● Task to complete: All the data must come back unchanged, except that pictures are left out.

● Dataset excerpt:
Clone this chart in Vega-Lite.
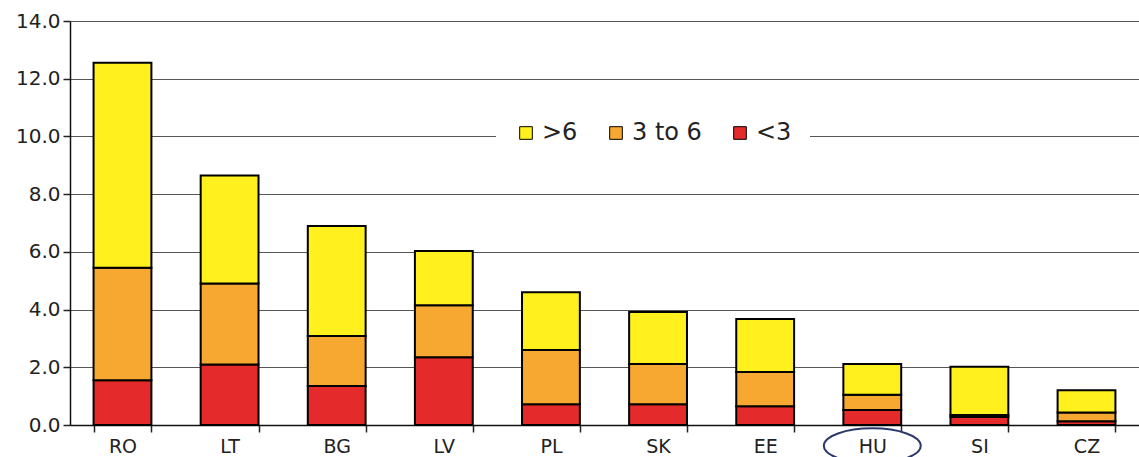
{
  "$schema": "https://vega.github.io/schema/vega-lite/v6.json",
  "autosize": "none",
  "width": 1069,
  "height": 404,
  "padding": {"left": 70, "top": 21, "right": 0, "bottom": 32},
  "background": "white",
  "config": {
    "view": {"stroke": null},
    "font": "DejaVu Sans"
  },
  "layer": [
    {
      "data": {
        "values": [
          {"country": "RO", "group": "<3", "lvl": 1, "value": 1.55},
          {"country": "RO", "group": "3 to 6", "lvl": 2, "value": 3.9},
          {"country": "RO", "group": ">6", "lvl": 3, "value": 7.1},
          {"country": "LT", "group": "<3", "lvl": 1, "value": 2.1},
          {"country": "LT", "group": "3 to 6", "lvl": 2, "value": 2.8},
          {"country": "LT", "group": ">6", "lvl": 3, "value": 3.75},
          {"country": "BG", "group": "<3", "lvl": 1, "value": 1.35},
          {"country": "BG", "group": "3 to 6", "lvl": 2, "value": 1.73},
          {"country": "BG", "group": ">6", "lvl": 3, "value": 3.82},
          {"country": "LV", "group": "<3", "lvl": 1, "value": 2.35},
          {"country": "LV", "group": "3 to 6", "lvl": 2, "value": 1.8},
          {"country": "LV", "group": ">6", "lvl": 3, "value": 1.88},
          {"country": "PL", "group": "<3", "lvl": 1, "value": 0.72},
          {"country": "PL", "group": "3 to 6", "lvl": 2, "value": 1.88},
          {"country": "PL", "group": ">6", "lvl": 3, "value": 2.0},
          {"country": "SK", "group": "<3", "lvl": 1, "value": 0.72},
          {"country": "SK", "group": "3 to 6", "lvl": 2, "value": 1.39},
          {"country": "SK", "group": ">6", "lvl": 3, "value": 1.81},
          {"country": "EE", "group": "<3", "lvl": 1, "value": 0.65},
          {"country": "EE", "group": "3 to 6", "lvl": 2, "value": 1.19},
          {"country": "EE", "group": ">6", "lvl": 3, "value": 1.83},
          {"country": "HU", "group": "<3", "lvl": 1, "value": 0.52},
          {"country": "HU", "group": "3 to 6", "lvl": 2, "value": 0.53},
          {"country": "HU", "group": ">6", "lvl": 3, "value": 1.06},
          {"country": "SI", "group": "<3", "lvl": 1, "value": 0.28},
          {"country": "SI", "group": "3 to 6", "lvl": 2, "value": 0.07},
          {"country": "SI", "group": ">6", "lvl": 3, "value": 1.67},
          {"country": "CZ", "group": "<3", "lvl": 1, "value": 0.13},
          {"country": "CZ", "group": "3 to 6", "lvl": 2, "value": 0.3},
          {"country": "CZ", "group": ">6", "lvl": 3, "value": 0.77}
        ]
      },
      "mark": {"type": "bar", "stroke": "black", "strokeWidth": 2},
      "encoding": {
        "x": {
          "field": "country",
          "type": "nominal",
          "sort": ["RO", "LT", "BG", "LV", "PL", "SK", "EE", "HU", "SI", "CZ"],
          "scale": {
            "domain": ["RO", "LT", "BG", "LV", "PL", "SK", "EE", "HU", "SI", "CZ"],
            "paddingInner": 0.46,
            "paddingOuter": 0.22
          },
          "axis": {
            "title": null,
            "labelAngle": 0,
            "labelFontSize": 19,
            "labelColor": "#222",
            "labelPadding": 5,
            "tickBand": "extent",
            "tickSize": 7,
            "tickColor": "#222",
            "tickWidth": 1.5,
            "domainColor": "#111",
            "domainWidth": 1.5
          }
        },
        "y": {
          "field": "value",
          "type": "quantitative",
          "stack": "zero",
          "scale": {"domain": [0, 14], "nice": false},
          "axis": {
            "title": null,
            "values": [0, 2, 4, 6, 8, 10, 12, 14],
            "format": ".1f",
            "labelFontSize": 20,
            "labelColor": "#222",
            "labelPadding": 3,
            "tickSize": 7,
            "tickColor": "#222",
            "tickWidth": 1.5,
            "domainColor": "#111",
            "domainWidth": 1.5,
            "grid": true,
            "gridColor": "#555",
            "gridWidth": 1.2
          }
        },
        "color": {
          "field": "group",
          "type": "nominal",
          "scale": {
            "domain": [">6", "3 to 6", "<3"],
            "range": ["#FFF01E", "#F7A830", "#E42A2A"]
          },
          "legend": {
            "title": null,
            "orient": "none",
            "legendX": 426,
            "legendY": 82,
            "direction": "horizontal",
            "fillColor": "white",
            "padding": 18,
            "labelFontSize": 24,
            "labelColor": "#222",
            "labelOffset": 4,
            "symbolType": "square",
            "symbolSize": 160,
            "symbolStrokeColor": "black",
            "symbolStrokeWidth": 1,
            "columnPadding": 26
          }
        },
        "order": {"field": "lvl", "type": "quantitative"}
      }
    },
    {
      "data": {"values": [{"country": "HU"}]},
      "mark": {
        "type": "point",
        "shape": "M-1,0A1,0.36,0,1,1,1,0A1,0.36,0,1,1,-1,0Z",
        "size": 9400,
        "filled": false,
        "stroke": "#2B3A6B",
        "strokeWidth": 2,
        "opacity": 1
      },
      "encoding": {
        "x": {"field": "country", "type": "nominal", "sort": ["RO", "LT", "BG", "LV", "PL", "SK", "EE", "HU", "SI", "CZ"]},
        "y": {"datum": -0.72, "type": "quantitative"}
      }
    }
  ]
}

● Solution to the problem:
Clone this chart in Vega-Lite.
{
  "$schema": "https://vega.github.io/schema/vega-lite/v6.json",
  "autosize": "none",
  "width": 1069,
  "height": 404,
  "padding": {"left": 70, "top": 21, "right": 0, "bottom": 32},
  "background": "white",
  "config": {
    "view": {"stroke": null},
    "font": "DejaVu Sans"
  },
  "layer": [
    {
      "data": {
        "values": [
          {"country": "RO", "group": "<3", "lvl": 1, "value": 1.55},
          {"country": "RO", "group": "3 to 6", "lvl": 2, "value": 3.9},
          {"country": "RO", "group": ">6", "lvl": 3, "value": 7.1},
          {"country": "LT", "group": "<3", "lvl": 1, "value": 2.1},
          {"country": "LT", "group": "3 to 6", "lvl": 2, "value": 2.8},
          {"country": "LT", "group": ">6", "lvl": 3, "value": 3.75},
          {"country": "BG", "group": "<3", "lvl": 1, "value": 1.35},
          {"country": "BG", "group": "3 to 6", "lvl": 2, "value": 1.73},
          {"country": "BG", "group": ">6", "lvl": 3, "value": 3.82},
          {"country": "LV", "group": "<3", "lvl": 1, "value": 2.35},
          {"country": "LV", "group": "3 to 6", "lvl": 2, "value": 1.8},
          {"country": "LV", "group": ">6", "lvl": 3, "value": 1.88},
          {"country": "PL", "group": "<3", "lvl": 1, "value": 0.72},
          {"country": "PL", "group": "3 to 6", "lvl": 2, "value": 1.88},
          {"country": "PL", "group": ">6", "lvl": 3, "value": 2.0},
          {"country": "SK", "group": "<3", "lvl": 1, "value": 0.72},
          {"country": "SK", "group": "3 to 6", "lvl": 2, "value": 1.39},
          {"country": "SK", "group": ">6", "lvl": 3, "value": 1.81},
          {"country": "EE", "group": "<3", "lvl": 1, "value": 0.65},
          {"country": "EE", "group": "3 to 6", "lvl": 2, "value": 1.19},
          {"country": "EE", "group": ">6", "lvl": 3, "value": 1.83},
          {"country": "HU", "group": "<3", "lvl": 1, "value": 0.52},
          {"country": "HU", "group": "3 to 6", "lvl": 2, "value": 0.53},
          {"country": "HU", "group": ">6", "lvl": 3, "value": 1.06},
          {"country": "SI", "group": "<3", "lvl": 1, "value": 0.28},
          {"country": "SI", "group": "3 to 6", "lvl": 2, "value": 0.07},
          {"country": "SI", "group": ">6", "lvl": 3, "value": 1.67},
          {"country": "CZ", "group": "<3", "lvl": 1, "value": 0.13},
          {"country": "CZ", "group": "3 to 6", "lvl": 2, "value": 0.3},
          {"country": "CZ", "group": ">6", "lvl": 3, "value": 0.77}
        ]
      },
      "mark": {"type": "bar", "stroke": "black", "strokeWidth": 2},
      "encoding": {
        "x": {
          "field": "country",
          "type": "nominal",
          "sort": ["RO", "LT", "BG", "LV", "PL", "SK", "EE", "HU", "SI", "CZ"],
          "scale": {
            "domain": ["RO", "LT", "BG", "LV", "PL", "SK", "EE", "HU", "SI", "CZ"],
            "paddingInner": 0.46,
            "paddingOuter": 0.22
          },
          "axis": {
            "title": null,
            "labelAngle": 0,
            "labelFontSize": 19,
            "labelColor": "#222",
            "labelPadding": 5,
            "tickBand": "extent",
            "tickSize": 7,
            "tickColor": "#222",
            "tickWidth": 1.5,
            "domainColor": "#111",
            "domainWidth": 1.5
          }
        },
        "y": {
          "field": "value",
          "type": "quantitative",
          "stack": "zero",
          "scale": {"domain": [0, 14], "nice": false},
          "axis": {
            "title": null,
            "values": [0, 2, 4, 6, 8, 10, 12, 14],
            "format": ".1f",
            "labelFontSize": 20,
            "labelColor": "#222",
            "labelPadding": 3,
            "tickSize": 7,
            "tickColor": "#222",
            "tickWidth": 1.5,
            "domainColor": "#111",
            "domainWidth": 1.5,
            "grid": true,
            "gridColor": "#555",
            "gridWidth": 1.2
          }
        },
        "color": {
          "field": "group",
          "type": "nominal",
          "scale": {
            "domain": [">6", "3 to 6", "<3"],
            "range": ["#FFF01E", "#F7A830", "#E42A2A"]
          },
          "legend": {
            "title": null,
            "orient": "none",
            "legendX": 426,
            "legendY": 82,
            "direction": "horizontal",
            "fillColor": "white",
            "padding": 18,
            "labelFontSize": 24,
            "labelColor": "#222",
            "labelOffset": 4,
            "symbolType": "square",
            "symbolSize": 160,
            "symbolStrokeColor": "black",
            "symbolStrokeWidth": 1,
            "columnPadding": 26
          }
        },
        "order": {"field": "lvl", "type": "quantitative"}
      }
    },
    {
      "data": {"values": [{"country": "HU"}]},
      "mark": {
        "type": "point",
        "shape": "M-1,0A1,0.36,0,1,1,1,0A1,0.36,0,1,1,-1,0Z",
        "size": 9400,
        "filled": false,
        "stroke": "#2B3A6B",
        "strokeWidth": 2,
        "opacity": 1
      },
      "encoding": {
        "x": {"field": "country", "type": "nominal", "sort": ["RO", "LT", "BG", "LV", "PL", "SK", "EE", "HU", "SI", "CZ"]},
        "y": {"datum": -0.72, "type": "quantitative"}
      }
    }
  ]
}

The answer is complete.